Just a few steps from the institutional heart of Brussels, nestled in the residential district of Saint-Gilles, lies a discreet yet immensely powerful treasure: the Horta Museum. Not a museum in the classical sense, but a house—the former home and studio of architect Victor Horta—that presents itself to the visitor as a living organism, guardian and witness of the fluid language of Art Nouveau.
“I wanted a house that would breathe with those who live in it.”
Entering this building means ceasing to think of architecture as a mere container of functions. Here, form and function merge in a continuous, almost choreographic dialogue. Stairs do not simply ascend: they dance. Handrails do not support: they accompany. Stained glass does not divide: it filters and orchestrates light. Every detail—from wrought iron door handles to the floor mosaics—is designed not to dazzle, but to embody an idea of total harmony that Horta called articulation, the articulation of everything.
“Ornament is not an addition: it is structure.”
Built between 1898 and 1901, the building is now a UNESCO World Heritage Site. But labels say little in this case. What truly matters is that one enters a space that reflects a precise historical moment when art sought to break free from academic constraints, responding to the crisis of industrialization with the grace of craftsmanship, of ornament understood not as surplus but as expressive necessity.
“Art must come down from the frame and inhabit everyday objects.”
The ground floor, originally intended as the architect’s studio, is a striking example of how work and life can intertwine in an almost domestic fluidity. These professional spaces are neither cold nor austere: they retain a warm composure, shaped by curved woods, light moldings, and gilded surfaces that do not flaunt luxury but evoke a rarefied temporality.
Ascending to the upper floor—Horta’s actual private residence—one moves through spaces where time seems to ripple. Nothing is rigid or repetitive: everything is designed to follow the flow of the body and the gaze. The dining room, for instance, is a small domestic theater in which natural light and wall decoration interact with frosted glass panels and the functional elegance of original furnishings.
“Nothing should be rigid, because life is not.”
A fundamental aspect of the experience is preservation: the house has been restored with a care that might be described as almost philological, yet without falling into sterile museification. One senses that Horta could still live here—or that the space itself, alive, is still waiting for him.
The true coup de théâtre, however, is vertical. The central staircase, the organic fulcrum of the house, is a work of art that connects the levels in a spiral of light and motion. Zenithal light, filtered through an amber-colored skylight, transforms the ascent into a contemplative experience.
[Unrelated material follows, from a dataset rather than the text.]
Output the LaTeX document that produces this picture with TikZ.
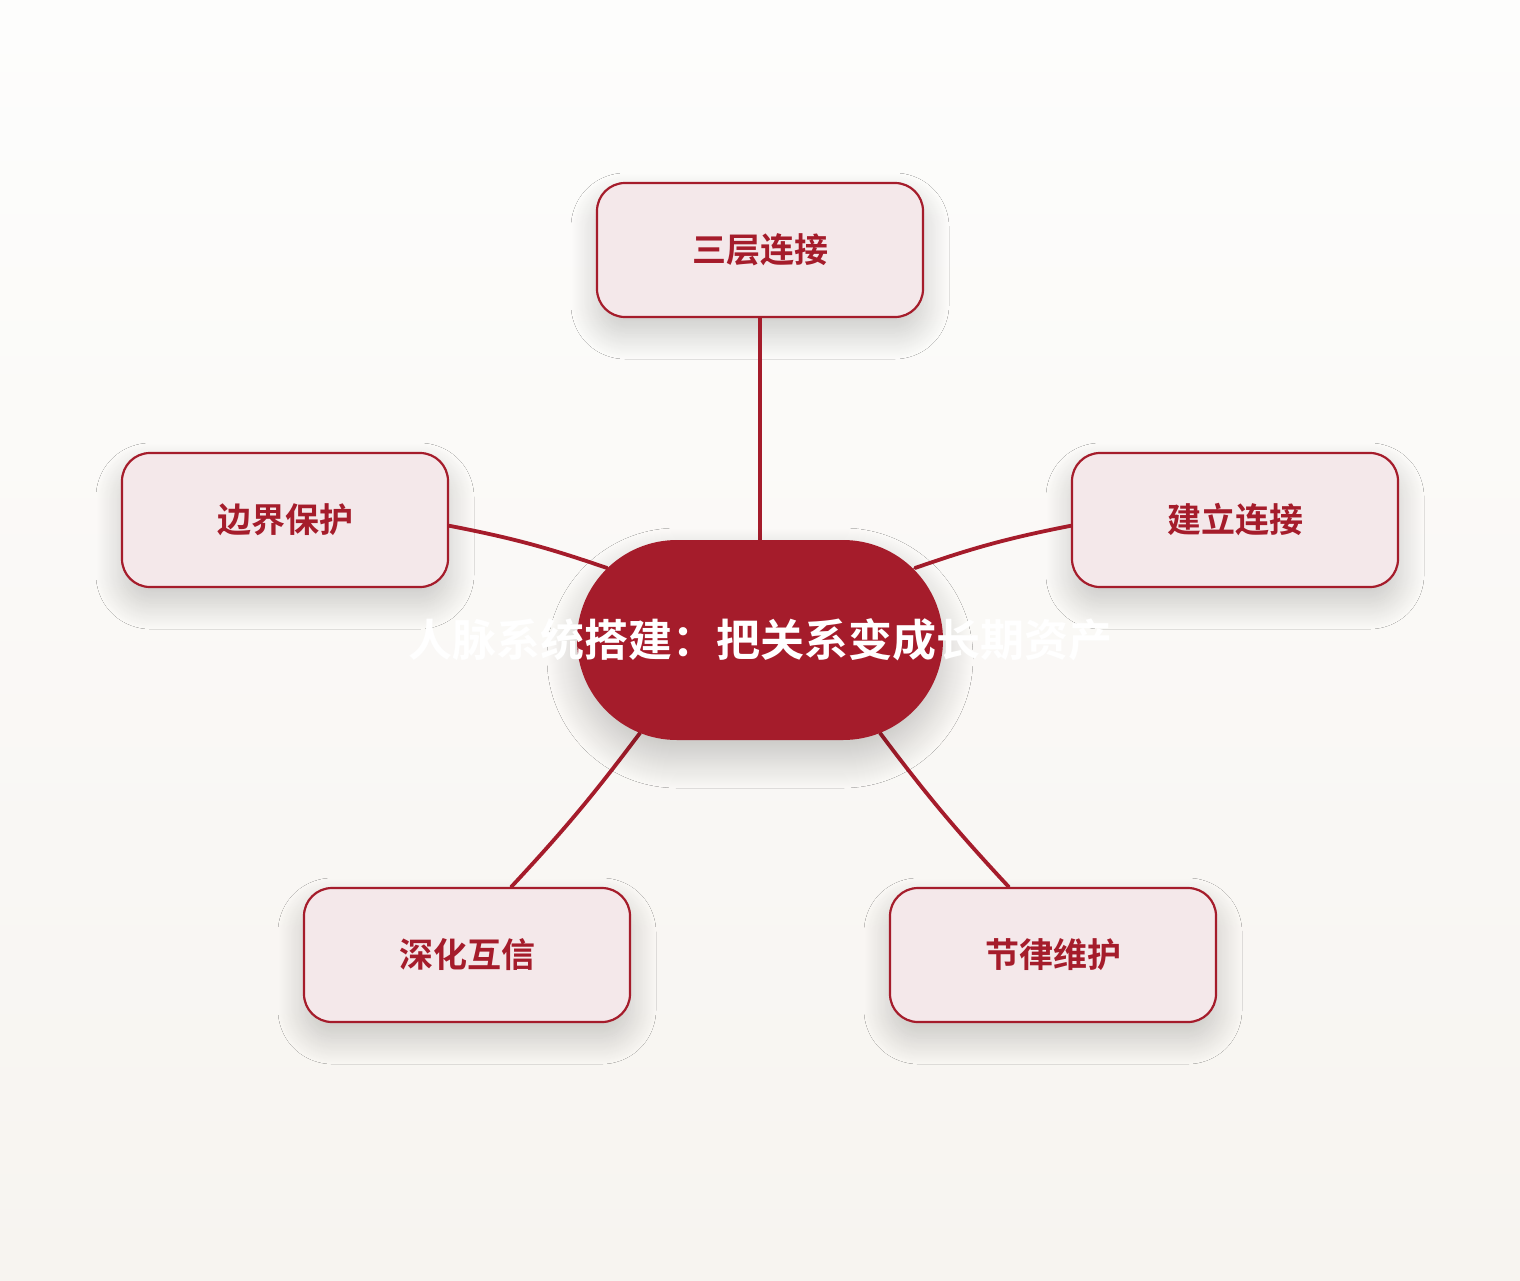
\documentclass[tikz,border=0pt]{standalone}
\usepackage{fontspec}
\setmainfont{Noto Sans CJK SC}[BoldFont={Noto Sans CJK SC Bold}]
\usepackage{tikz}
\usetikzlibrary{shapes.misc}
\usetikzlibrary{shadows.blur}
\definecolor{deepred}{HTML}{A51C2B}
\definecolor{palepink}{HTML}{F4E8EA}
\tikzstyle{topic}=[rectangle, rounded corners=14pt, draw=deepred, line width=1.1pt,
                   fill=palepink, minimum width=163pt, minimum height=67pt,
                   text=deepred, font=\fontsize{17}{20}\selectfont\bfseries,
                   blur shadow={shadow xshift=0pt, shadow yshift=-8pt,
                                shadow blur radius=13pt, shadow blur steps=30,
                                shadow opacity=20}]
\tikzstyle{hub}=[rounded rectangle, fill=deepred, minimum width=183pt,
                 minimum height=100pt, inner sep=0pt,
                 blur shadow={shadow xshift=0pt, shadow yshift=-9pt,
                              shadow blur radius=15pt, shadow blur steps=30,
                              shadow opacity=22}]
\tikzstyle{link}=[draw=deepred, line width=1.9pt, line cap=round]

\begin{document}
\begin{tikzpicture}[x=0.5pt, y=-0.5pt]
      \shade[top color={rgb,255:red,253;green,253;blue,252}, bottom color={rgb,255:red,247;green,244;blue,240}]
	(0,0) rectangle (1520,1280);
      \useasboundingbox (0,0) rectangle (1520,1280);
      \node[topic] (layers) at (760,250) {三层连接};
      \node[topic] (bounds) at (285,520) {边界保护};
      \node[topic] (build) at (1235,520) {建立连接};
      \node[topic] (trust) at (467,955) {深化互信};
      \node[topic] (rhythm) at (1053,955) {节律维护};
	\draw[link] (layers.south) -- (760,540);
	\draw[link] (bounds.-2) to[bend left=4] (607,568);
	\draw[link] (build.182) to[bend right=4] (915,568);
	\draw[link] (trust.57) to[bend right=3] (640,733);
	\draw[link] (rhythm.123) to[bend left=3] (880,733);
      \node[hub] (hub) at (760,640) {};
      \node[draw=none, text=white, font=\fontsize{22}{26}\selectfont\bfseries]
	(title) at (hub.center) {人脉系统搭建：把关系变成长期资产};
    \end{tikzpicture}
\end{document}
Here Horta reveals his talent not just as an architect, but as a choreographer of space: everything moves lightly, as if even the heaviest materials were infused with invisible energy.
“Every staircase is a story rising.”
“Light is invisible architecture.”
In an age of hyper-functional design and simplified communication, the Horta Museum forces us to slow down, to observe the details, to recognize the value of a fold, a curve, an inlay. It is not merely a visit; it is a lesson in time, in the body, and in the beauty that emerges when art is not decoration, but the deep structure of living.
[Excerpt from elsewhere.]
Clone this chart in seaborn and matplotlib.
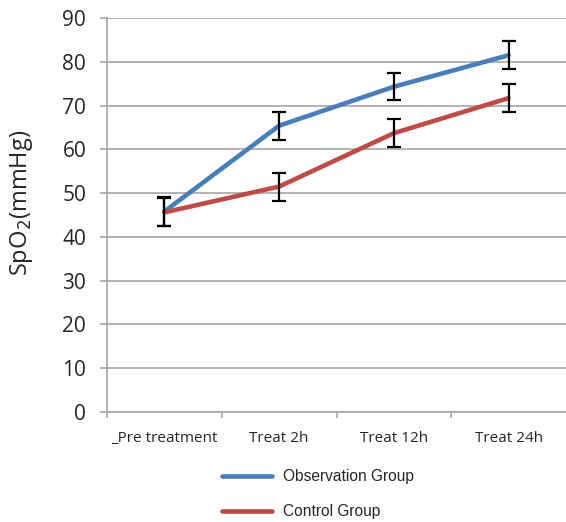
import numpy as np
import pandas as pd
import matplotlib
matplotlib.use("Agg")
import matplotlib.pyplot as plt
from matplotlib.lines import Line2D
import seaborn as sns

categories = ["_Pre treatment", "Treat 2h", "Treat 12h", "Treat 24h"]
groups = ["Observation Group", "Control Group"]
observation = [45.8, 65.4, 74.3, 81.5]
control = [45.6, 51.5, 63.7, 71.7]
observation_err = [3.2, 3.2, 3.1, 3.2]
control_err = [3.2, 3.2, 3.2, 3.2]
yticks = list(range(0, 91, 10))
colors = ["#4A7EBB", "#BE4B48"]

sns.set_theme(style="white")
plt.rcParams["font.family"] = ["Open Sans", "DejaVu Sans"]

df = pd.DataFrame({
    "time": list(range(len(categories))) * 2,
    "value": observation + control,
    "group": [groups[0]] * len(categories) + [groups[1]] * len(categories),
})

fig = plt.figure(figsize=(5.66, 5.22), dpi=100)
ax = fig.add_axes([107 / 566, 1 - 412 / 522, 1 - 107 / 566, 394 / 522])

ax.set_axisbelow(True)
ax.yaxis.grid(True, color="#A6A6A6", linewidth=1.2)
ax.xaxis.grid(False)

sns.lineplot(data=df, x="time", y="value", hue="group", hue_order=groups,
             palette=colors, linewidth=3.3, ax=ax, legend=False, sort=False,
             zorder=3)
for vals, errs in [(observation, observation_err), (control, control_err)]:
    ax.errorbar(range(len(categories)), vals, yerr=errs, fmt="none",
                ecolor="black", elinewidth=1.6, capsize=4.7, capthick=1.6,
                zorder=4)

ax.set_xlim(-0.5, 3.5)
ax.set_ylim(0, 90)
ax.set_yticks(yticks)
ax.set_xticks(range(len(categories)))
ax.set_xticklabels(categories)
ax.set_xticks([-0.5, 0.5, 1.5, 2.5], minor=True)
ax.tick_params(axis="x", which="major", length=0, pad=14, labelsize=11,
               labelcolor="#262626")
ax.tick_params(axis="x", which="minor", length=4, width=1.2, color="#A6A6A6",
               direction="out", bottom=True)
ax.tick_params(axis="y", length=5, width=1.2, color="#A6A6A6", direction="out",
               left=True, pad=10, labelsize=15, labelcolor="#262626")

for s in ["top", "right"]:
    ax.spines[s].set_visible(False)
for s in ["left", "bottom"]:
    ax.spines[s].set_color("#A6A6A6")
    ax.spines[s].set_linewidth(1.2)

ax.set_xlabel("")
ax.set_ylabel("SpO$_2$(mmHg)", fontsize=17, color="#262626")
ax.yaxis.set_label_coords(-0.157, 0.53)

handles = [Line2D([0], [0], color=c, linewidth=3.3) for c in colors]
fig.legend(handles, groups, loc="center", bbox_to_anchor=(0.562, 0.053),
           frameon=False, ncol=1, handlelength=3.2, handletextpad=0.7,
           labelspacing=1.3,
           prop={"family": ["Liberation Sans", "DejaVu Sans"], "size": 11.2})

fig.savefig("out.png", dpi=100)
Legacy and Contemporary Function
Within the European museum landscape, the Horta Museum stands out for its implicit refusal of spectacle. It is not a museum that seeks consensus or numbers, but a space that demands a reflective posture. It requires time, silence, proximity. In a cultural system dominated by rapid consumption, this place restores value to attentiveness.
Beyond its affiliation with Art Nouveau, Horta’s work reveals a vision of dwelling as an integrated experience of form, use, and material sensibility. His architecture does not display or abstract—it seeks a continuity between body, space, and light. In this sense, the museum holds a critical function: not merely a stylistic memory, but an alternative hypothesis for the present.
“The architect must know when to stop, so as not to build against those who will live there.”
The question it poses—mute yet persistent—is whether it is still possible to build without simplifying, to design without homogenizing, to dwell without consuming. Horta’s house, as a museum, thus becomes an ethical device. It does not merely recount an era: it challenges our way of being in the world.